In the world of open source software, licenses like GPL, LGPL, MIT, etc., are generally viewed as a good thing, as they allow the authors of the software to place limited restrictions on the re-use of software according to their preference, whilst still being able to publish the source code. Similarly, for other creative works and open access publishing, the Creative Commons licenses are generally viewed as beneficial, because they allow authors to protect the integrity of their work if desired along with their right to attribution, but not otherwise limit access to or re-use of their work.

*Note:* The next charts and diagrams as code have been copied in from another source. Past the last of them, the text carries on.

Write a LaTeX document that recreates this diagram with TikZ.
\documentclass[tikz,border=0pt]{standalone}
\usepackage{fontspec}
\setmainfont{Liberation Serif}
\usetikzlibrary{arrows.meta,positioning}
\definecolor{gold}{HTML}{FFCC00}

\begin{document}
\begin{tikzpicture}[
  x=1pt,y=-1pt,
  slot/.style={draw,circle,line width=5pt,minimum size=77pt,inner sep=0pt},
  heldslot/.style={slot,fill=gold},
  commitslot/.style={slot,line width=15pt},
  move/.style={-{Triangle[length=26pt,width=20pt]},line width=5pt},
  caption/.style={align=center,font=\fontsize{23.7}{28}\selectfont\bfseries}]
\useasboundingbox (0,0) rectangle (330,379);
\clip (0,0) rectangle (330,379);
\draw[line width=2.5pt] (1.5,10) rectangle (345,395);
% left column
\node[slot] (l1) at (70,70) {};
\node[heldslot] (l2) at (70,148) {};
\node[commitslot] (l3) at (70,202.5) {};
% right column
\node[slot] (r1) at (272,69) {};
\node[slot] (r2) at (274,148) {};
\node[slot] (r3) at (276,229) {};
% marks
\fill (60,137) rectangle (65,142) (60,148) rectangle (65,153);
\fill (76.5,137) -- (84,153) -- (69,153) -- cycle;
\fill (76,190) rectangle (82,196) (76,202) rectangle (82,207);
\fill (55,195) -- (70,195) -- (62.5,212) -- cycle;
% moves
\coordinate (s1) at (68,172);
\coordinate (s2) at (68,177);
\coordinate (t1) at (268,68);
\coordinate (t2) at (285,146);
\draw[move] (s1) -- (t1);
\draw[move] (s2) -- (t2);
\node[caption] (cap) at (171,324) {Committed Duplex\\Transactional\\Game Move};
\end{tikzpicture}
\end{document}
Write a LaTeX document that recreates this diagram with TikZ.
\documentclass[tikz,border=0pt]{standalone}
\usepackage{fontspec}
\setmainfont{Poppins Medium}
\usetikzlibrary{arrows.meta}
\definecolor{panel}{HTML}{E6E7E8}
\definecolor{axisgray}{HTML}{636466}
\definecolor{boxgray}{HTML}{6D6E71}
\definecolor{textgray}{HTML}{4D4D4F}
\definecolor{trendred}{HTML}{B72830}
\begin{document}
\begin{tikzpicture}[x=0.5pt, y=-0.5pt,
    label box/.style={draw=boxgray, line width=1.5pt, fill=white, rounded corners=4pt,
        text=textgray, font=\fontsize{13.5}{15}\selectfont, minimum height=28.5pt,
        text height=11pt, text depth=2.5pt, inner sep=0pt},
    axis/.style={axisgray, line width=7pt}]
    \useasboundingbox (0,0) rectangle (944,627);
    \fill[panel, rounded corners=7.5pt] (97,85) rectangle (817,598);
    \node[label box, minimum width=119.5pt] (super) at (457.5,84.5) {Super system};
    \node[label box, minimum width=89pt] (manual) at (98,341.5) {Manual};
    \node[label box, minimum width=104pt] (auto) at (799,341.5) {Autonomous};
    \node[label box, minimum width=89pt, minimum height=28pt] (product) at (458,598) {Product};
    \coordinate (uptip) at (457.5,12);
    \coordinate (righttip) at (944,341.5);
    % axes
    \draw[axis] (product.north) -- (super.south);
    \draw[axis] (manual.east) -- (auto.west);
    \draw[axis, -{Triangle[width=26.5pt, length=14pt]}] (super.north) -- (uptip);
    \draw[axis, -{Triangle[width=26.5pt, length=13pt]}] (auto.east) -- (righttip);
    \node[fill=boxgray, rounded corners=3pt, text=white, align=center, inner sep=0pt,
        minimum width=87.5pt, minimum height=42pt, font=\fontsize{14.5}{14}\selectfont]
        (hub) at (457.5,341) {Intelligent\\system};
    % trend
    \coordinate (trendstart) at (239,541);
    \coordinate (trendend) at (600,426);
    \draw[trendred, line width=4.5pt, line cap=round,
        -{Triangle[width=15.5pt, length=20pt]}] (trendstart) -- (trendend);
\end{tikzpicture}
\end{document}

So what about scientific data? In MalariaGEN, we are developing policies for “community projects” where partners from independent research institutions around the world to submit samples for sequencing. Ultimately, we would like to make all of the data derived from sequencing those samples available to the scientific research community, but we would also like to protect our partners investment in collecting those samples by ensuring they are attributed when data are re-used. So, I thought, surely the best way to do this is to publish the data under a CC-like license, right?

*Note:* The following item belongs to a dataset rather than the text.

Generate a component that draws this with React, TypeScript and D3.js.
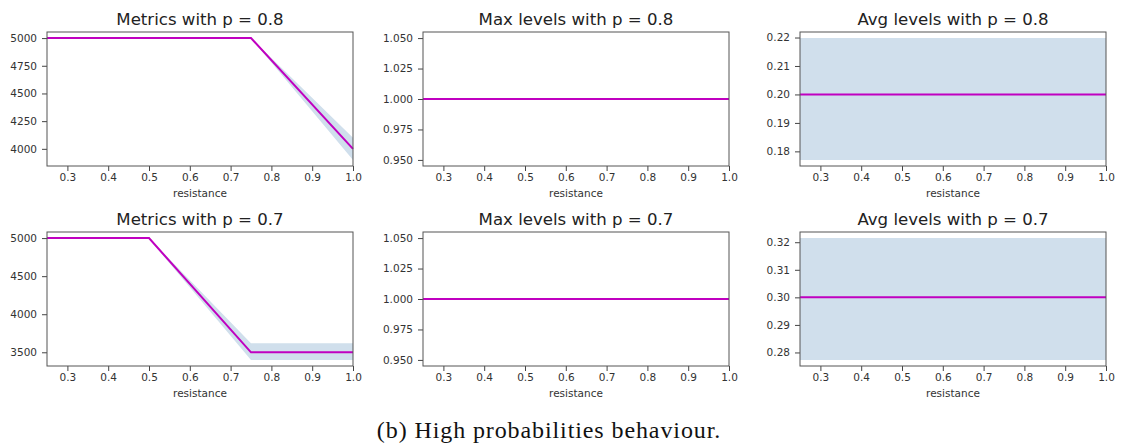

It turns out this is not the current consensus. Science Commons have published a Protocol for Implementing Open Access Data, which (in section 5) has a good explanation of why using intellectual property rights (i.e., licenses) to enforce norms of attribution or share-alike is a bad idea. So the protocol states that:

[…] to facilitate data integration and open access data sharing, any implementation of this protocol MUST waive all rights necessary for data extraction and re-use […] and MUST NOT apply any obligations on the user of the data or database such as “copyleft” or “share alike”, or even the legal requirement to provide attribution.

This is consistent with policies adopted by major scientific data publishers like the European Nucleotide Archive (ENA), e.g.:

The INSD will not attach statements to records that restrict access to the data, limit the use of the information in these records, or prohibit certain types of publications based on these records. Specifically, no use restrictions or licensing requirements will be included in any sequence data records, and no restrictions or licensing fees will be placed on the redistribution or use of the database by any party.

However, the Science Commons protocol also says that:

Any implementation SHOULD define a non-legally binding set of citation norms in clear, lay-readable language.